Provinces the key to resource-revenue sharing with First Nations – by Tom Flanagan (Globe and Mail – June 15, 2015)

The Globe and Mail is Canada’s national newspaper with the second largest broadsheet circulation in the country. It has enormous influence on Canada’s political and business elite.

Tom Flanagan is professor emeritus of political science at the University of Calgary and chair of the Aboriginal Futures program for the Frontier Centre for Public Policy.

Resource-revenue sharing has emerged as the next Big Idea for First Nations. Like most Big Ideas, it seems simple, but in reality is full of legal difficulties and unintended economic consequences.

Perry Bellegarde, National Chief of the Assembly of First Nations (AFN), said immediately upon being elected to that position, “If our lands and resources are to be developed, it will be done only with our fair share of the royalties, with our ownership of the resources and jobs for our people.” By “our” he meant all the natural resources of Canada, everywhere, not just on reserves or First Nation settlement lands.

This view contradicts the treaties signed in Ontario and the Prairie provinces, which provided for the surrender of all titles to land and natural resources. But according to the AFN, the treaties do not mean what they say. The AFN says aboriginal leaders actually surrendered land only “to the depth of a plow,” for the purposes of agriculture, so today’s First Nations still own all subsurface rights to minerals and oil and gas.
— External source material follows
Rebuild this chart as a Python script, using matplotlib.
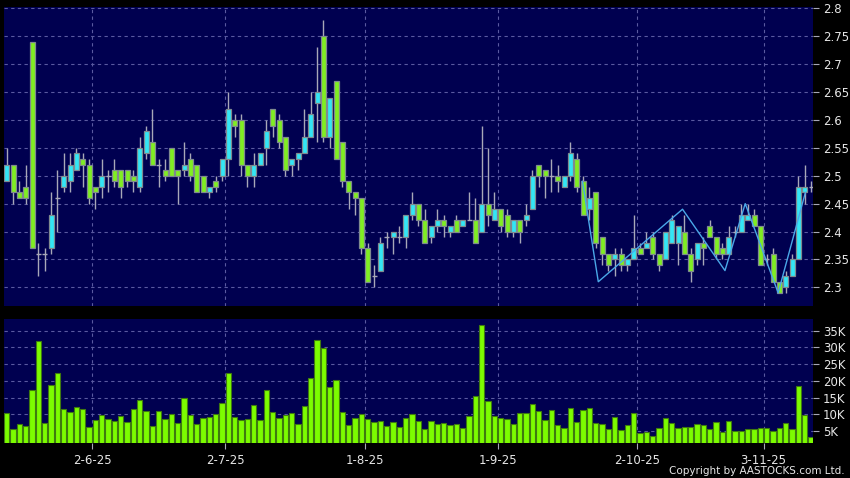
import matplotlib
matplotlib.use('Agg')
import matplotlib.pyplot as plt
import numpy as np

# ── Daily OHLC (index 0 = first session shown) ───────────────────────────────
opens = [2.49, 2.52, 2.47, 2.48, 2.74, 2.36, 2.36, 2.37, 2.46, 2.48,
         2.49, 2.51, 2.53, 2.52, 2.48, 2.48, 2.50, 2.51, 2.51, 2.51,
         2.50, 2.48, 2.54, 2.56, 2.52, 2.51, 2.55, 2.51, 2.51, 2.53,
         2.52, 2.50, 2.47, 2.49, 2.50, 2.53, 2.60, 2.60, 2.52, 2.50,
         2.52, 2.55, 2.62, 2.60, 2.57, 2.52, 2.53, 2.54, 2.57, 2.63,
         2.75, 2.57, 2.67, 2.56, 2.49, 2.47, 2.46, 2.37, 2.32, 2.33,
         2.39, 2.39, 2.39, 2.39, 2.43, 2.45, 2.42, 2.39, 2.41, 2.42,
         2.40, 2.42, 2.41, 2.42, 2.42, 2.40, 2.45, 2.42, 2.44, 2.43,
         2.40, 2.42, 2.42, 2.44, 2.52, 2.51, 2.50, 2.50, 2.48, 2.50,
         2.53, 2.49, 2.44, 2.47, 2.39, 2.36, 2.35, 2.36, 2.34, 2.35,
         2.37, 2.37, 2.39, 2.36, 2.35, 2.38, 2.38, 2.40, 2.36, 2.35,
         2.38, 2.41, 2.39, 2.37, 2.36, 2.40, 2.40, 2.42, 2.43, 2.41,
         2.35, 2.36, 2.31, 2.30, 2.32, 2.35, 2.47, 2.48]
highs = [2.55, 2.52, 2.49, 2.52, 2.74, 2.38, 2.37, 2.47, 2.51, 2.54,
         2.54, 2.55, 2.54, 2.53, 2.48, 2.53, 2.51, 2.53, 2.51, 2.51,
         2.51, 2.57, 2.59, 2.62, 2.53, 2.53, 2.55, 2.51, 2.56, 2.54,
         2.52, 2.50, 2.48, 2.50, 2.53, 2.65, 2.61, 2.61, 2.52, 2.54,
         2.54, 2.60, 2.62, 2.61, 2.57, 2.53, 2.54, 2.62, 2.65, 2.73,
         2.78, 2.64, 2.67, 2.56, 2.49, 2.47, 2.46, 2.38, 2.34, 2.39,
         2.40, 2.40, 2.41, 2.43, 2.47, 2.45, 2.44, 2.41, 2.44, 2.43,
         2.41, 2.43, 2.42, 2.47, 2.46, 2.59, 2.55, 2.47, 2.44, 2.44,
         2.42, 2.42, 2.45, 2.51, 2.52, 2.51, 2.53, 2.52, 2.50, 2.56,
         2.54, 2.50, 2.48, 2.47, 2.39, 2.36, 2.37, 2.37, 2.35, 2.43,
         2.38, 2.40, 2.40, 2.36, 2.40, 2.43, 2.41, 2.43, 2.37, 2.38,
         2.39, 2.42, 2.39, 2.38, 2.41, 2.41, 2.45, 2.45, 2.44, 2.41,
         2.36, 2.37, 2.31, 2.33, 2.36, 2.50, 2.52, 2.49]
lows = [2.49, 2.45, 2.46, 2.45, 2.37, 2.32, 2.33, 2.36, 2.40, 2.47,
        2.47, 2.51, 2.48, 2.45, 2.44, 2.46, 2.47, 2.48, 2.46, 2.48,
        2.47, 2.47, 2.53, 2.52, 2.48, 2.49, 2.50, 2.45, 2.50, 2.49,
        2.47, 2.47, 2.46, 2.47, 2.49, 2.50, 2.57, 2.50, 2.48, 2.48,
        2.52, 2.52, 2.57, 2.55, 2.50, 2.50, 2.51, 2.54, 2.57, 2.56,
        2.56, 2.55, 2.53, 2.48, 2.44, 2.43, 2.36, 2.31, 2.30, 2.33,
        2.37, 2.36, 2.38, 2.37, 2.42, 2.41, 2.38, 2.38, 2.40, 2.39,
        2.39, 2.40, 2.41, 2.42, 2.38, 2.40, 2.41, 2.42, 2.40, 2.39,
        2.39, 2.38, 2.41, 2.44, 2.48, 2.46, 2.47, 2.47, 2.48, 2.49,
        2.47, 2.43, 2.42, 2.37, 2.34, 2.33, 2.32, 2.33, 2.33, 2.35,
        2.36, 2.37, 2.35, 2.33, 2.35, 2.38, 2.34, 2.36, 2.31, 2.34,
        2.34, 2.39, 2.35, 2.35, 2.36, 2.39, 2.40, 2.42, 2.41, 2.34,
        2.34, 2.31, 2.29, 2.29, 2.32, 2.35, 2.45, 2.47]
closes = [2.52, 2.47, 2.46, 2.46, 2.37, 2.36, 2.36, 2.43, 2.46, 2.50,
          2.52, 2.54, 2.52, 2.46, 2.47, 2.50, 2.50, 2.49, 2.48, 2.49,
          2.49, 2.55, 2.58, 2.52, 2.52, 2.50, 2.50, 2.50, 2.52, 2.50,
          2.47, 2.47, 2.48, 2.48, 2.53, 2.62, 2.59, 2.52, 2.50, 2.52,
          2.54, 2.58, 2.59, 2.56, 2.51, 2.53, 2.54, 2.57, 2.61, 2.65,
          2.57, 2.64, 2.53, 2.49, 2.47, 2.46, 2.37, 2.31, 2.32, 2.38,
          2.39, 2.40, 2.39, 2.43, 2.45, 2.42, 2.38, 2.41, 2.42, 2.41,
          2.41, 2.40, 2.42, 2.42, 2.38, 2.45, 2.43, 2.44, 2.41, 2.40,
          2.42, 2.40, 2.43, 2.50, 2.50, 2.50, 2.50, 2.49, 2.50, 2.54,
          2.48, 2.43, 2.46, 2.38, 2.36, 2.34, 2.36, 2.34, 2.35, 2.37,
          2.36, 2.38, 2.36, 2.34, 2.40, 2.42, 2.41, 2.36, 2.33, 2.38,
          2.37, 2.39, 2.36, 2.36, 2.39, 2.40, 2.43, 2.43, 2.41, 2.34,
          2.35, 2.31, 2.29, 2.32, 2.35, 2.48, 2.48, 2.48]

# ── Daily volume, thousands of shares ────────────────────────────────────────
volumes = [10.5, 5.5, 7.2, 6.4, 17.2, 32.0, 7.4, 18.6, 22.2, 11.5,
           10.6, 12.2, 11.5, 6.2, 8.2, 9.7, 8.5, 8.0, 9.6, 7.7,
           11.7, 14.2, 11.0, 6.6, 11.1, 8.6, 10.0, 7.5, 15.0, 9.7,
           7.2, 8.8, 9.2, 10.2, 13.3, 22.3, 9.2, 8.4, 8.6, 12.7,
           8.3, 17.1, 10.8, 8.9, 9.9, 10.5, 7.0, 12.5, 20.7, 32.1,
           29.9, 18.0, 20.1, 10.7, 6.7, 8.9, 10.0, 8.6, 7.7, 8.1,
           6.6, 7.8, 6.2, 8.8, 10.2, 8.0, 5.7, 8.1, 7.2, 7.4,
           6.7, 7.0, 6.0, 9.6, 15.6, 36.7, 14.1, 9.4, 9.0, 8.7,
           7.2, 10.5, 10.5, 13.1, 11.0, 8.4, 11.4, 6.8, 5.9, 11.9,
           7.7, 11.4, 12.0, 7.3, 7.1, 5.6, 9.1, 5.3, 6.9, 10.3,
           4.3, 4.6, 3.6, 5.9, 8.8, 7.3, 5.8, 6.1, 6.1, 7.1,
           6.9, 5.6, 7.8, 4.8, 7.9, 5.0, 5.0, 5.5, 5.5, 5.8,
           5.8, 5.1, 5.9, 7.3, 5.7, 18.5, 9.7, 3.1]

# ── Pattern line drawn over the last months (session index, price) ───────────
zigzag_idx = [90.9, 93.4, 106.7, 113.4, 116.6, 121.8, 126.1]
zigzag_px = [2.49, 2.31, 2.44, 2.33, 2.45, 2.29, 2.47]

# ── Month labels: first session of each month ────────────────────────────────
month_start = [14, 35, 57, 78, 100, 120]
month_labels = ['2-6-25', '2-7-25', '1-8-25', '1-9-25', '2-10-25', '3-11-25']

price_ticks = [2.3, 2.35, 2.4, 2.45, 2.5, 2.55, 2.6, 2.65, 2.7, 2.75, 2.8]
vol_ticks = [5, 10, 15, 20, 25, 30, 35]

PANEL = '#000050'
GRID = '#5a5aa0'
TEXT = '#e6e6e6'
UP = '#33e6f5'
DOWN = '#80ee22'
WICK = '#a8a8b8'
EDGE = '#7f8a8f'

W, H = 850, 478
fig = plt.figure(figsize=(W / 100, H / 100), dpi=100, facecolor='black')
ax_p = fig.add_axes([4 / W, 1 - 306 / H, 809 / W, 299.3 / H])
ax_v = fig.add_axes([4 / W, 1 - 443.3 / H, 809 / W, 124 / H])

n = len(closes)
x = np.arange(n)
o, h, l, c = (np.array(a) for a in (opens, highs, lows, closes))
xlim = (-0.43, n - 0.7)
grid_x = [m - 0.5 for m in month_start]

for ax in (ax_p, ax_v):
    ax.set_facecolor(PANEL)
    for s in ax.spines.values():
        s.set_visible(False)
    ax.set_xlim(*xlim)
    ax.yaxis.tick_right()
    ax.tick_params(axis='y', colors=WICK, labelcolor=TEXT, labelsize=8.5,
                   length=4, width=0.8, pad=3)
    for gx in grid_x:
        ax.axvline(gx, color=GRID, lw=0.8, dashes=(3, 3), zorder=1)

# ── Price panel ──────────────────────────────────────────────────────────────
ax_p.set_ylim(2.2665, 2.803)
ax_p.set_yticks(price_ticks)
ax_p.set_yticklabels([f'{v:g}' for v in price_ticks])
ax_p.set_xticks([])
for v in price_ticks:
    ax_p.axhline(v, color=GRID, lw=0.8, dashes=(3, 3), zorder=1)

ax_p.vlines(x, l, h, color=WICK, lw=1, zorder=2)
up = c > o
dn = c < o
eq = c == o
ax_p.bar(x[up], (c - o)[up], 0.8, bottom=o[up], color=UP,
         edgecolor=EDGE, linewidth=0.9, zorder=3)
ax_p.bar(x[dn], (o - c)[dn], 0.8, bottom=c[dn], color=DOWN,
         edgecolor=EDGE, linewidth=0.9, zorder=3)
ax_p.hlines(c[eq], x[eq] - 0.4, x[eq] + 0.4, color=WICK, lw=1, zorder=3)
ax_p.plot(zigzag_idx, zigzag_px, color='#4aa8e8', lw=1, zorder=4)

# ── Volume panel ─────────────────────────────────────────────────────────────
ax_v.set_ylim(1.3, 38.4)
ax_v.set_yticks(vol_ticks)
ax_v.set_yticklabels([f'{v}K' for v in vol_ticks])
for v in vol_ticks:
    ax_v.axhline(v, color=GRID, lw=0.8, dashes=(3, 3), zorder=1)
ax_v.bar(x, volumes, 0.84, color='#7cfc00', edgecolor='#3f7a10',
         linewidth=0.8, zorder=3)
ax_v.set_xticks(grid_x)
ax_v.set_xticklabels(month_labels)
ax_v.tick_params(axis='x', colors=WICK, labelcolor=TEXT, labelsize=8.5,
                 length=4, width=0.8, pad=4)

fig.text(845 / W, 1 - 471 / H, 'Copyright by AASTOCKS.com Ltd.',
         color=TEXT, fontsize=7.5, ha='right', va='center')

fig.savefig('out.png', dpi=100, facecolor='black')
The plow’s depth theory has never prevailed in court because it lacks historical foundation. It does not appear in the abundant documentary evidence surrounding the treaties. It first emerged in oral histories collected in the 1970s, a century after the treaties were negotiated. Courts have used oral history when written evidence is lacking or ambiguous, but not to overturn the plain meaning of written agreements supported by other documentation.

First Nations have a legal right to the revenues from resources on reserves. They also, by Supreme Court decision, have a right to be consulted about resource developments affecting claims to aboriginal title or hunting rights guaranteed by treaty, and those consultations have led to lucrative impact and benefit agreements.